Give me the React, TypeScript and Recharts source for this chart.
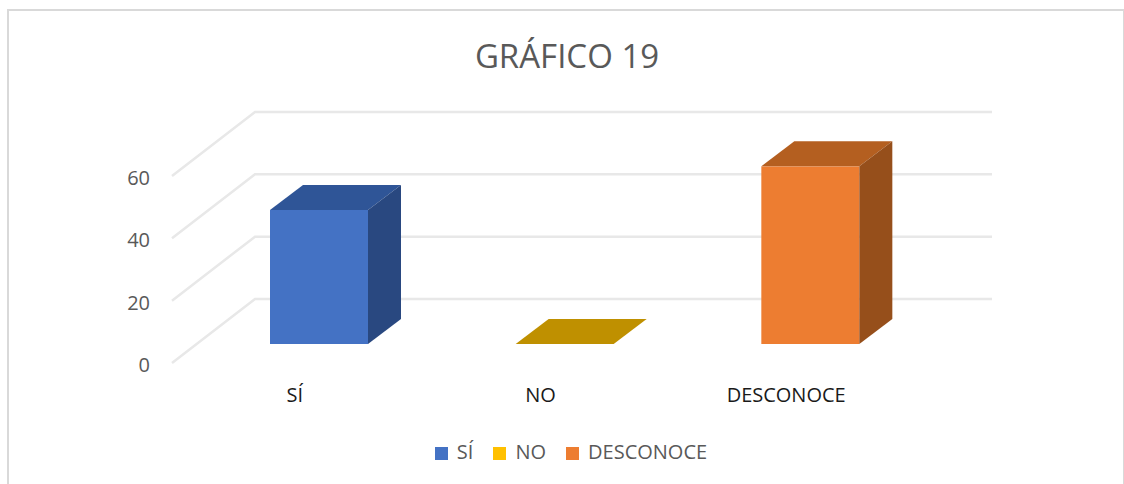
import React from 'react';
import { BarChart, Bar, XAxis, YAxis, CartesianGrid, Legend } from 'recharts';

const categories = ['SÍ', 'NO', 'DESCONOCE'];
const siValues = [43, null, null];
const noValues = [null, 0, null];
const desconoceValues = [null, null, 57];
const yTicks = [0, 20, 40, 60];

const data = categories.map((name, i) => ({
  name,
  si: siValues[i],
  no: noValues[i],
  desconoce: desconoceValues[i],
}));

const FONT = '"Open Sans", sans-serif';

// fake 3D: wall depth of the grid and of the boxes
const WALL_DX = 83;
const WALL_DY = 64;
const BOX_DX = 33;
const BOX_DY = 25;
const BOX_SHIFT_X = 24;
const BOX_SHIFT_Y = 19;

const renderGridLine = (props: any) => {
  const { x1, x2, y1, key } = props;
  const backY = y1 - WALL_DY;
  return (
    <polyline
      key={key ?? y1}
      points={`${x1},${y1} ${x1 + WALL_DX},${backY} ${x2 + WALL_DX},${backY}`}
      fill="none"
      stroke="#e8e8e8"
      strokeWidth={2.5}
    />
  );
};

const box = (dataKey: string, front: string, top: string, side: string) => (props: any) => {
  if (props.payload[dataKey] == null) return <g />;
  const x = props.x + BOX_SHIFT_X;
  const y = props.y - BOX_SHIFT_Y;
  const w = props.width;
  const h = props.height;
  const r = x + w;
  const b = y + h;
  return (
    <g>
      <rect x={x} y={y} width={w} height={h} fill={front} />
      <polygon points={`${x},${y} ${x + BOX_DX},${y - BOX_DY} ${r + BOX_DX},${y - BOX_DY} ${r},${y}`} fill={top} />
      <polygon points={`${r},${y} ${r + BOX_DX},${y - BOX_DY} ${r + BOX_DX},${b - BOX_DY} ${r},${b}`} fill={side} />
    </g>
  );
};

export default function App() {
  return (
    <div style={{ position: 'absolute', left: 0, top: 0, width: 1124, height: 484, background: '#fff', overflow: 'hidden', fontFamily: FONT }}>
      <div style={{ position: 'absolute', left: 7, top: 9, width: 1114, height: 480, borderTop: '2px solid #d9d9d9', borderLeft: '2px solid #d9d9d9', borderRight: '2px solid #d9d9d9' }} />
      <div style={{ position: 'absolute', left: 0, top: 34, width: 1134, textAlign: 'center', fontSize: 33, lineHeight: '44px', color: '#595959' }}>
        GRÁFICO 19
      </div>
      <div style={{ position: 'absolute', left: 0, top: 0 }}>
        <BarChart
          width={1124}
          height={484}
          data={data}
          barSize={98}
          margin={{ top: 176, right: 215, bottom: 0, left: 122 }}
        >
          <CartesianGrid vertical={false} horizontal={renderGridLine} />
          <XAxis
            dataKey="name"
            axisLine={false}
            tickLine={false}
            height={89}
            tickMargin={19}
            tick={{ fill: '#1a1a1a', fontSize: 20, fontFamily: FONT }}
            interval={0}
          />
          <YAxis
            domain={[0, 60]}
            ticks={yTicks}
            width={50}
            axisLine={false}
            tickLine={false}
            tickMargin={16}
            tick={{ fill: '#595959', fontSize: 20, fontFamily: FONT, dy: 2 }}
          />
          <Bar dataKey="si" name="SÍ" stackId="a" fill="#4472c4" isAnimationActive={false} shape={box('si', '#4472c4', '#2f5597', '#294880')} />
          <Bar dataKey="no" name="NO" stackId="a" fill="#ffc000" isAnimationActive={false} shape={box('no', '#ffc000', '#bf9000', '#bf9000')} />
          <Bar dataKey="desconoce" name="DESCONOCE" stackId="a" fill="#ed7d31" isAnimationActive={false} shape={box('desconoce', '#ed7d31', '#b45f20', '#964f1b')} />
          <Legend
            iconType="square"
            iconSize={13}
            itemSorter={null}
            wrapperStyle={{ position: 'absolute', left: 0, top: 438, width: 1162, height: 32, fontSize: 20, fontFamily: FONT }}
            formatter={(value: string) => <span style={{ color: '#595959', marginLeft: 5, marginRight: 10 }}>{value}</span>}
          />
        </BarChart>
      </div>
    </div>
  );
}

■ ■ ■ ■

Request:
Scan the material above. Copy each line where "React" occurs.

Answer to this exercise:
Give me the React, TypeScript and Recharts source for this chart.
import React from 'react';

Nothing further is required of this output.